1771-04-17, de Voltaire [François Marie Arouet] à Charles Augustin Feriol, comte d'Argental.

Mon cher ange, vôtre Lettre est un vrai poisson d'avril, car elle est datée du premier, et je ne l'ai reçue que le 14.
Il faut qu'elle ait été égarée dans les bureaux de Mr Bertin.

Je vous dirai au sujet de vos remarques sur Sophonisbe, comme Monsieur Vigourous, si je meurs, je les passe, si je vis, à revoir. Je suis aveugle et très malade; et je ne crois pas qu'il me soit possible de faire encor beaucoup de Tragédies. Il faut pourtant vous avouer avec la sincérité d'un mourant, que je n'ai jamais conçu pourquoi la dernière épée du bon homme Siphax vous déplaisait tant, après que la première épée de Rodrigue ne vous a jamais déplu. Pour moi je tiens qu'il n'y aurait plus moien de faire des vers, si des métaphores aussi simples, aussi claires n'étaient pas permises.

A l'égard des Pélopides il y a plus d'un mois que je ne les ai regardés, et je ne les verrai qu'en cas que la nature me rende la vue et la vie.

Est-ce l'abbé Grizel qui a fait banqueroute à Lekain? Je le plains infiniment; mais je ne puis le mettre sur mon testament, attendu que Mr le Controlleur général d'un côté, et ma Colonie de l'autre, m'ont absolument ruiné. S'il a perdu vingt mille francs j'en ai perdu plus de quatre cent mille, ou du moins ils sont prodigieusement hazardés. La retraitte de M: le Duc de Choiseul m'a porté le dernier coup, aussi bien qu'à la ville de Versoy qu'il voulait bâtir. Nôtre petit canton est actuellement dans un état déplorable.

Je vous conjure, mon cher ange, de me mander s'il est vrai que M: le Duc De Choiseul ait été accusé de s'entendre avec le parlement de Paris, et de fomenter sa très condamnable désobéïssance. Il m'est de la dernière importance de le savoir, et comme il s'agit icy d'un bruit public, et non d'un mistère d'état, Madame D'Argental peut fort bien me mander ce que l'on dit, sans se compromettre dans ce qu'elle aura la bonté d'écrire.

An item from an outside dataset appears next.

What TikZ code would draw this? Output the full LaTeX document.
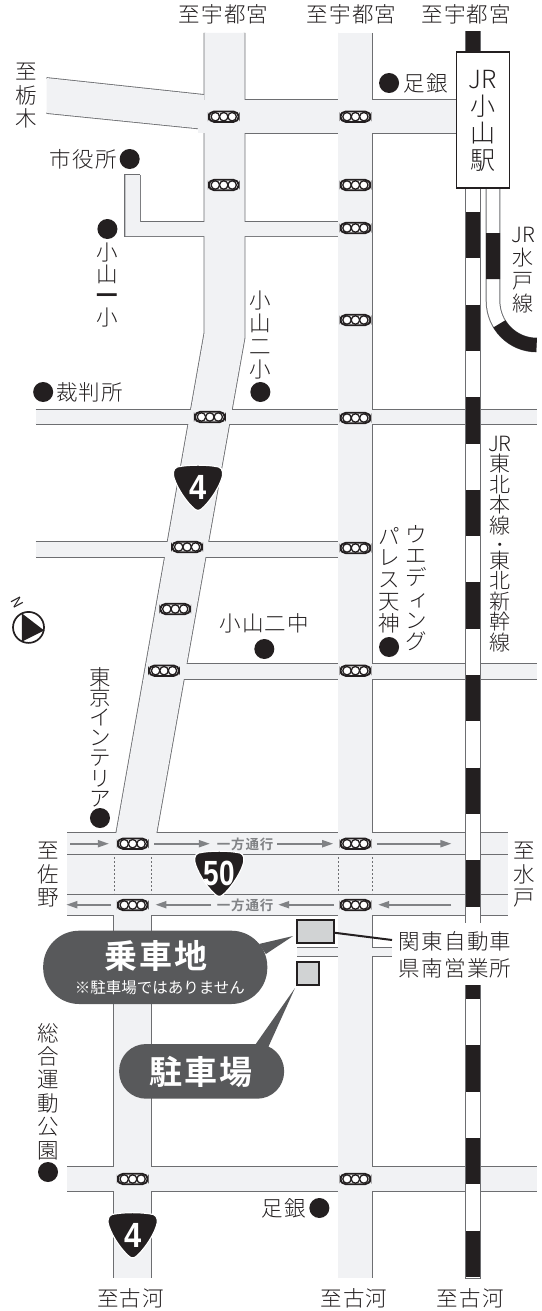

Je vous suplie de ne me pas oublier auprès de Mr Le Duc de Praslin à qui je serai toujours dévoué. Le Roi ne condamne point les sentiments de reconnaissance. J'en dois beaucoup à Mr le Duc de Praslin et à Mr le Duc de Choiseul, et je dois remplir mon devoir jusqu'à ma mort, en trouvant les parlements très ridicules.

J'ai lu toutes les remontrances et toutes les brochures, elles m'ont affermi dans l'opinion où je suis que le Roi a raison, et qu'il faut absolument qu'il ait raison.

Je vous demande en grâce de vouloir bien dire à Mr de Thibouville combien je m'intéresse à sa santé du bord de mon tombeau. Je prie Madame D'Argental de me conserver ses bontés, et de vouloir bien m'écrire sur ce que je lui demande.

Donnez moi vôtre bénédiction, mes anges, j'en ai grand besoin au milieu des neiges et de la famine qui nous environnent.